Но тут Белый – ему, по-видимому, давно надоело молчать, и ему, конечно, нет никакого дела до моей баллады – не выдерживает.
– Мистика, – подхватывает он. – Символика ворон. Так и слышишь в каждой строфе зловещее карканье. Кра-кра-кра! Но египетский бог… Ра…
– В особенности в таком картавом исполнении, – насмешливо бросает Георгий Иванов.
– Но бог Солнца Ра… – не слушая, продолжает Белый с увлечением.
От смущения я плохо понимаю. Но слава Богу! Слава солнечному богу Ра, я уже не в центре общего любопытства и внимания.
Разговор, вернее, монолог Белого, прерываемый остротами Георгия Иванова, течет пенящимся горным ручьем.
Чаепитие окончено. Все встают и переходят в кабинет.
Я незаметно выскальзываю на кухню. Гумилев нагоняет меня.
– Неужели вы уже уходите? Можете уйти?
– Меня ждут дома. Я обещала.
Он помогает мне надеть пальто.
– Вы, кажется, не отдаете себе отчета в том, что произошло. Признаюсь, я не думал, что это случится так скоро. Запомните дату сегодняшнего дня – тридцатое апреля тысяча девятьсот двадцатого года. Я ошибся. Но я от души поздравляю вас!..
Поздравляет? С чем? Я не спрашиваю. Я подаю ему руку.
– Спасибо, Николай Степанович! Спокойной ночи.
– Счастливой ночи, – говорит он.
И я выхожу на улицу.
Это было в субботу 30 апреля. Сегодня вторник 3 мая. Я на публичной лекции Чуковского «Вторая жена». О Панаевой.
Зал набит. Чуковский, как всегда на публичных своих выступлениях, гораздо менее блестящ, чем в Студии. Он читает по тетрадке, не глядя на слушателей. И от этого многое теряется. И все-таки очень интересно. Ему много хлопают. Он кончил. Он встает. К нему, как всегда, подбегает толпа студистов и молодых поклонников. Он идет по коридору. Они бегут за ним. Он выше всех, его видно в толпе. Он что-то говорит, жестикулируя и спрутообразно извиваясь. И вдруг останавливается и, повернув, идет решительно прямо на меня. Публика расступается. Вокруг него и меня образуется пустое место.
Чуковский кланяется, как всегда «сгибаясь пополам». Этот поклон предназначается мне. И все видят.
– Одоевцева, я в восторге от вашей баллады! – говорит он очень громко. И все слышат. Нет, может быть, он произносит другие слова – от волнения я плохо слышу. Но смысл их – восхищение моей балладой.
– Я очень прошу вас записать «Толченое стекло» в «Чукоккалу». Обещаете?

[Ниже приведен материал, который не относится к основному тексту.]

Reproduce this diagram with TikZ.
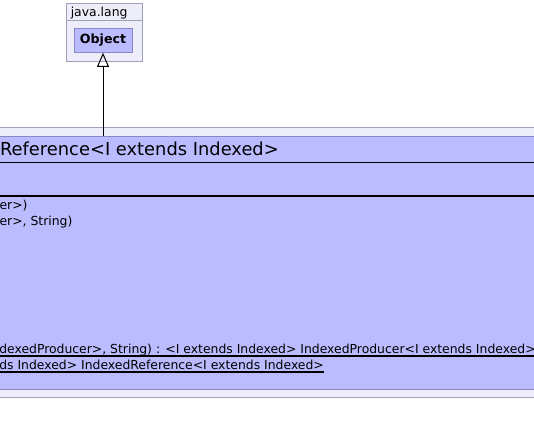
\documentclass[tikz,border=0pt]{standalone}
\usepackage{fontspec}
\setmainfont{DejaVu Sans}
\usepackage{xcolor}
\usetikzlibrary{arrows.meta,positioning,fit}

\definecolor{pkgfill}{RGB}{238,238,250}
\definecolor{pkgline}{RGB}{160,160,184}
\definecolor{clsfill}{RGB}{187,187,255}
\definecolor{clsline}{RGB}{136,136,200}

\begin{document}
\begin{tikzpicture}[
  x = 0.75pt, y = -0.75pt,
  every node/.style = {font=\fontsize{9.3}{11}\selectfont, inner sep=0pt},
  pkgbox/.style  = {rectangle, draw=pkgline, fill=pkgfill, line width=0.75pt,
                    inner sep=0pt},
  clsbox/.style  = {rectangle, draw=clsline, fill=clsfill, line width=0.75pt,
                    inner sep=0pt},
  sepline/.style = {draw=black, line width=1pt},
  member/.style  = {anchor=base west},
  uline/.style   = {draw=black, line width=0.9pt},
  inherit/.style = {-{Triangle[open, length=10.5pt, width=9pt]}, line width=0.75pt},
]

% ── Canvas (the view is cut at all four sides) ───────────────
\useasboundingbox (0,0) rectangle (534,435);
\clip (0,0) rectangle (534,435);

% ── java.lang package holding Object ─────────────────────────
\node[pkgbox, fit={(66.5,3.5) (142,61)}] (javalang) {};
\draw[draw=pkgline, line width=0.75pt] (javalang.west |- 0,21) -- (javalang.east |- 0,21);
\node[member] (javalangname) at (70.5,17) {java.lang};
\node[clsbox, minimum width=43.5pt, minimum height=18pt,
      font=\fontsize{9.5}{11}\selectfont\bfseries] (object) at (103,40.3) {Object};

% ── Package with the reference class, wider than the view ────
\node[pkgbox, fit={(-10,127.5) (545,397.5)}] (refpkg) {};
\node[clsbox, fit={(-10,136.5) (545,389)}]   (refcls) {};
\draw[sepline] (refcls.west |- 0,162.7) -- (refcls.east |- 0,162.7);
\draw[sepline, line width=1.5pt] (refcls.west |- 0,196) -- (refcls.east |- 0,196);

% ── Class name ───────────────────────────────────────────────
\node[member, font=\fontsize{13.4}{16}\selectfont] (clsname) at (-0.2,155)
  {Reference<I extends Indexed>};

% ── Operations (only their right ends are in view) ───────────
\node[member] (op1) at (-0.7,209.3) {er>)};
\node[member] (op2) at (-0.7,225.6) {er>, String)};
\node[anchor=base east] (op3) at (1,257.5) {e};
\node[member] (op4) at (-1,353.5)
  {dexedProducer>, String) : <I extends Indexed> IndexedProducer<I extends Indexed>};
\node[member] (op5) at (-1,369.5)
  {ds Indexed> IndexedReference<I extends Indexed>};
\draw[uline] (0,356) -- (op4.base east |- 0,356);
\draw[uline] (0,372) -- (op5.base east |- 0,372);

% ── Generalisation to Object ─────────────────────────────────
\draw[inherit] (object.south |- refcls.north) -- (object.south);

\end{tikzpicture}
\end{document}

Я ничего не обещаю. У меня для обещания нет голоса. Я даже кивнуть головой не могу.
Но ведь его «обещаете» – только цветок риторического красноречия, поднесенный им мне.
«Чукоккала» – святая святых, тетрадь в черном кожаном переплете. Только знаменитости удостаиваются чести писать в ней.
Чуковский снова отвешивает мне нижайший театральный поклон. Он идет к выходу. Я стою на том же месте. Гумилев трогает меня за плечо:
– Идемте!
Слушатели все еще толпятся вокруг меня. Теперь они идут за нами с Гумилевым.